There are a few crimes that directly attack the structure of our democratic system. For regular citizens, it's treason. This behvavior is tantamount to treason for a sitting judge. Ciavarella directly undermined and knowingly contradicted the justice system for his own personal gain. Under these circumstances, I don't think execution is that outrageous a suggestion.
While I agree Libertarianism can be taken too far, that doesn't mean free market principles are inherently so terribly misguided.
Take a look on youtube at guys like Peter Schiff - who nailed the current economic collapse years in advance based on free market principles. The fact is Bush et. al. weren't even remotely interested in running a true free market, and in trying to quiet the economic grumblings following the dot-com-bubble-bursting set the stage for an even bigger crisis.
The failure of a shitty implementation of an idea by a government only paying lip-service to the idea and known for not letting go of power is hardly an indictment of the idea itself.
The other side of the coin is that a free market does need to prevent fraud, but again the government seems only weakly interested in such things. People had been trying to blow open the Madoff scam for years, but for some reason the SEC didn't want to pay attention
Sure they lose their career, but they lose very little freedom.

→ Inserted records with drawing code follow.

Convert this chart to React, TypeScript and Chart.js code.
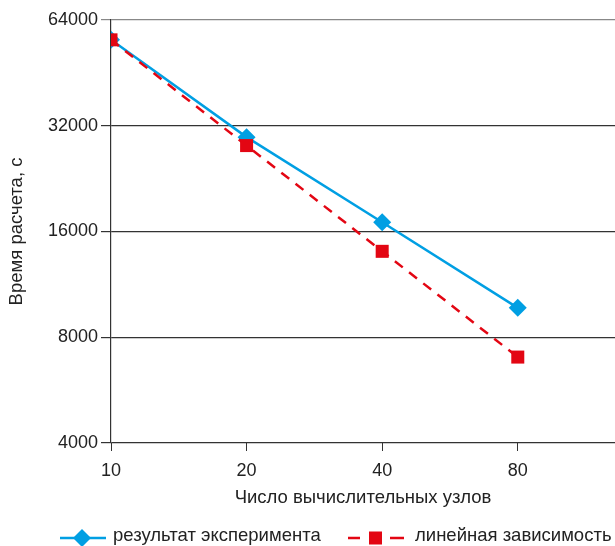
import React, { useEffect, useRef } from "react";
import { Chart, registerables } from "chart.js";

Chart.register(...registerables);

const nodes = [10, 20, 40, 80];
const experiment = [56200, 29700, 17000, 9700];
const linear = [56200, 28100, 14050, 7025];
const yTicks = [4000, 8000, 16000, 32000, 64000];
const xTicks = [10, 20, 40, 80];
const xTitle = "Число вычислительных узлов";
const yTitle = "Время расчета, с";
const legendLabels = ["результат эксперимента", "линейная зависимость"];

const BLUE = "#009fe3";
const RED = "#e30613";
const FONT = "'Liberation Sans', Arial, sans-serif";

const legendPlugin = {
  id: "customLegend",
  afterDraw(chart: any) {
    const ctx = chart.ctx;
    const y = 538;
    ctx.save();
    ctx.strokeStyle = BLUE;
    ctx.lineWidth = 2.5;
    ctx.setLineDash([]);
    ctx.beginPath();
    ctx.moveTo(60, y);
    ctx.lineTo(106, y);
    ctx.stroke();
    ctx.fillStyle = BLUE;
    ctx.beginPath();
    ctx.moveTo(82, y - 9);
    ctx.lineTo(91, y);
    ctx.lineTo(82, y + 9);
    ctx.lineTo(73, y);
    ctx.closePath();
    ctx.fill();
    ctx.strokeStyle = RED;
    ctx.beginPath();
    ctx.moveTo(348, y);
    ctx.lineTo(360, y);
    ctx.moveTo(390, y);
    ctx.lineTo(404, y);
    ctx.stroke();
    ctx.fillStyle = RED;
    ctx.fillRect(369, y - 6.5, 13, 13);
    ctx.fillStyle = "#222";
    ctx.font = "18.5px " + FONT;
    ctx.textBaseline = "middle";
    ctx.textAlign = "left";
    ctx.fillText(legendLabels[0], 113, y - 2);
    ctx.fillText(legendLabels[1], 415, y - 2);
    ctx.restore();
  },
};

export default function App() {
  const ref = useRef<HTMLCanvasElement>(null);
  useEffect(() => {
    const chart = new Chart(ref.current!, {
      type: "line",
      data: {
        datasets: [
          {
            label: legendLabels[0],
            data: nodes.map((x, i) => ({ x, y: experiment[i] })),
            borderColor: BLUE,
            backgroundColor: BLUE,
            borderWidth: 2.5,
            pointStyle: "rectRot",
            pointRadius: 9,
            pointBorderWidth: 0,
            order: 1,
          },
          {
            label: legendLabels[1],
            data: nodes.map((x, i) => ({ x, y: linear[i] })),
            borderColor: RED,
            backgroundColor: RED,
            borderWidth: 2.5,
            borderDash: [10, 8],
            pointStyle: "rect",
            pointRadius: 9.2,
            pointBorderWidth: 0,
            order: 0,
          },
        ],
      },
      plugins: [legendPlugin],
      options: {
        animation: false,
        responsive: false,
        maintainAspectRatio: false,
        layout: { autoPadding: false, padding: { top: 20, right: 0, bottom: 37, left: 0 } },
        plugins: { legend: { display: false }, tooltip: { enabled: false } },
        scales: {
          x: {
            type: "logarithmic",
            min: 10,
            max: 131.5,
            afterBuildTicks: (s: any) => {
              s.ticks = xTicks.map((v) => ({ value: v }));
            },
            afterFit: (s: any) => {
              s.height = 66;
              s.paddingLeft = 0;
              s.paddingRight = 0;
            },
            grid: {
              drawOnChartArea: false,
              drawTicks: true,
              tickLength: 8,
              color: "#333",
            },
            border: { display: false },
            ticks: {
              color: "#222",
              font: { size: 18, family: FONT },
              padding: 9,
              autoSkip: false,
              maxRotation: 0,
              callback: (v: any) => String(v),
            },
            title: {
              display: true,
              text: xTitle,
              color: "#222",
              font: { size: 18.5, family: FONT },
              padding: { top: 0, bottom: 0 },
            },
          },
          y: {
            type: "logarithmic",
            min: 4000,
            max: 64000,
            afterBuildTicks: (s: any) => {
              s.ticks = yTicks.map((v) => ({ value: v }));
            },
            afterFit: (s: any) => {
              s.width = 111;
              s.paddingTop = 0;
              s.paddingBottom = 0;
            },
            grid: {
              drawTicks: true,
              tickLength: 10,
              lineWidth: 1.2,
              color: (c: any) => (c.tick && c.tick.value === 64000 ? "#888" : "#333"),
            },
            border: { display: true, color: "#333", width: 1.2 },
            ticks: {
              color: "#222",
              font: { size: 18, family: FONT },
              padding: 3,
              autoSkip: false,
              callback: (v: any) => String(v),
            },
            title: {
              display: true,
              text: yTitle,
              color: "#222",
              font: { size: 18.5, family: FONT },
              padding: { top: 6, bottom: 0 },
            },
          },
        },
      },
    } as any);
    return () => chart.destroy();
  }, []);
  return (
    <div style={{ position: "fixed", left: 0, top: 0, width: 615, height: 546, background: "#fff" }}>
      <canvas ref={ref} width={615} height={546} style={{ display: "block" }} />
    </div>
  );
}
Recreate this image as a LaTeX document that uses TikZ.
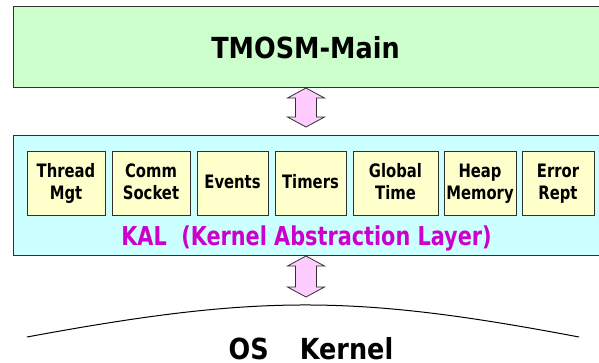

And lets face it, they were pulling in millions of dollars. 3 years in prison isn't much deterrent when the payout reaches millions of dollars.
What if they stashed the money away (It doesn't sound like they are paying it back). I'd LOVE to be fired and still be sitting on 500k-1million dollars.
Out of modpoints but really liked a post? 1BDkF6TtmmeZ3yqXbz9yhdYVqRYnwFoXDj
>>>So is the loss of career and freedom. Do you feel that's only getting off lightly? It's life-ruining, a terrible thing to inflict.
Not really. The Illinois Governor was impeached, but he's still sitting fat & happy thanks to the wealth accumulated. These judges will get off just as lightly. The only proper punishment for a politician who abused the trust of his employer (the People) is what happened to the French King circa 1790 and the Italian Dictator circa 1945. Death.
"I disapprove of what you say, but I will defend to the death your right to say it." - historian Evelyn Beatrice Hall
It's my understanding from some friends in the Scranton area that the judges are now open to civil lawsuits. So they have 5000 potential plaintiffs who can sue them for damages.
They also lose their state pensions, and I believe Pennsylvania has a law on the books preventing them from earning any profit from a book deal.
I hope they end up without a penny.
An idea I had:
The government pays the prison a fixed fee per prisoner, based on the crime committed. The prison is free to do with the prisoner as they wish, including releasing them whenever they want. However, if the prisoner commits another crime within some specified period, the prison has to pay a large penalty fee.
(all fees would be negotiated, or perhaps the prisons would specify them in their tender for the contract and the government would choose)
The idea is that prisons have a financial incentive to turn prisoners into useful members of society as quickly as they can.
Repton.
They say that only an experienced wizard can do the tengu shuffle.